2024年6月29日の日記
9:00起床。差し迫った原稿もないので、江ノ島にでも行こうかなと前日から考えていたけれど、曇り空だったのでやめる。インドア派は些細な現象から家に引きこもる理由を見出すので本当にタチが悪い。
ひとまず洗濯機をまわして、食事をつくって、植物に水をやって、と生活に必要な最低限のことをやっていると、あっという間に午前中が終わる。午後は午後で原稿の修正依頼が来たりして、その対応に追われる。江ノ島、行かなくてよかった。もし江ノ島で仕事のメールなんて受け取っていたら、そのまま湘南の海の藻屑となって消えるところだった。根っからのインドア派に救われることもある。
これはもう今日は家に引きこもるしかないなと腹を決め、プライベートで進めている書きものに手をつける。
特に隠していることでもないし、親しい友人には打ち明けていることなので普通に書くけど、最近は小説を書いている。40代を迎えたとき、もう少し正確に限定するとエッセイ本を出したとき、さて次はなにをやろうかと思案して決めたのが、小説を書くことだった。
正直、すごく小説を書きたいわけではない。

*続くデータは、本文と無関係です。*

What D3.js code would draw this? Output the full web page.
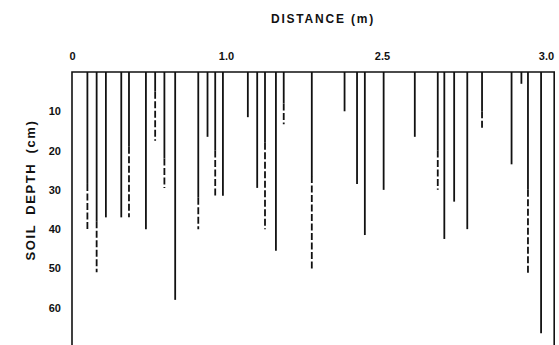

なんなら小説家でメシを食べていこうとはまったく考えていない。一応、出版業界のすみっこに足を突っ込み、文筆で生計を立てている人間として、小説がいかに儲からないかは手にとるようにわかる。よほどのベストセラー作家にならない限り、小説だけではたぶん今の年収ほども稼げない。それなりのローンを背負っている身として、お金は大事。預金通帳の残高が精神安定剤になるタイプです。
じゃあ、なぜ小説を書いているのかというと、理由はふたつ。ひとつは、できることをやり続けるだけでは、人生は長すぎるから。
ライターという仕事は自分に合っているし向いているとも思う。10年以上も続けていると、さすがにちょっとしたハプニング程度ではうろたえることもなくなった。めちゃくちゃ売れっ子というわけでもないけれど、満足する仕事もできて、今の自分は相当安定しているし恵まれていてるんだとも思う。
でも同時に、退屈も感じている。ダンベルと同じ。容易く持ち上げられるダンベルでずっとトレーニングしていてもつまらない。段階的にちゃんと重量を上げていくからこそ、できないことができるようになる楽しさを味わえる。たぶん僕はできないこと、やったことのないことに魅力を感じるタイプで、それが今の自分にとっては小説を書くことだった。
もうひとつの理由は、これからも長くライターをやり続けたいから。
どこかの日記でも書いたけど、インタビューの環境って悪いときはものすごく悪い。ついでに言うと、カメラマン、スタイリスト、ヘアメイク、ライターの中でも、ライターはいちばん軽んじられやすいポジションだと思う。話を聞くとか、文章を書くって、日本語をネイティブレベルで扱える人なら誰でもできることだし、加えて他の3職種と違って編集者が代行できるスキルだから、どうしても扱いが悪くならざるを得ない。それはまあ、ある程度は納得のできることでもある。
だからこそ、この仕事をなるべく長く、そして自分が胸を張れる環境とクオリティで続けていこうと思ったら、代行できない付加価値を得るしかなくて、僕の場合、それは作家性を磨くことだった。だから、自分の作家性たるものがいちばんわかりやすく表出される小説というもので、自分の価値を試そうとしている。
おそろしく不純だけど、「昔から小説家になりたくて」なんてキラキラした理由をとってつけるよりは生々しいし、ちゃんと現実を見据えている分、地に足がついていて、持続しやすいモチベーションではある。
書き終えたらどうするかはまだ決めていない。どこかの賞に応募するルートもあるけれど、これまでも僕はずっと読者に見つけてもらう形でライターとしてのポジションを得てきたので、ネットで自主発表して、審判を読者に委ねるほうが自分らしいかなと思っている。
ま、まずは書き上げることがなによりも大事なんだけど。結果がどうなるにせよ、40過ぎても目指すものがある人生を、僕はわりと気に入っている。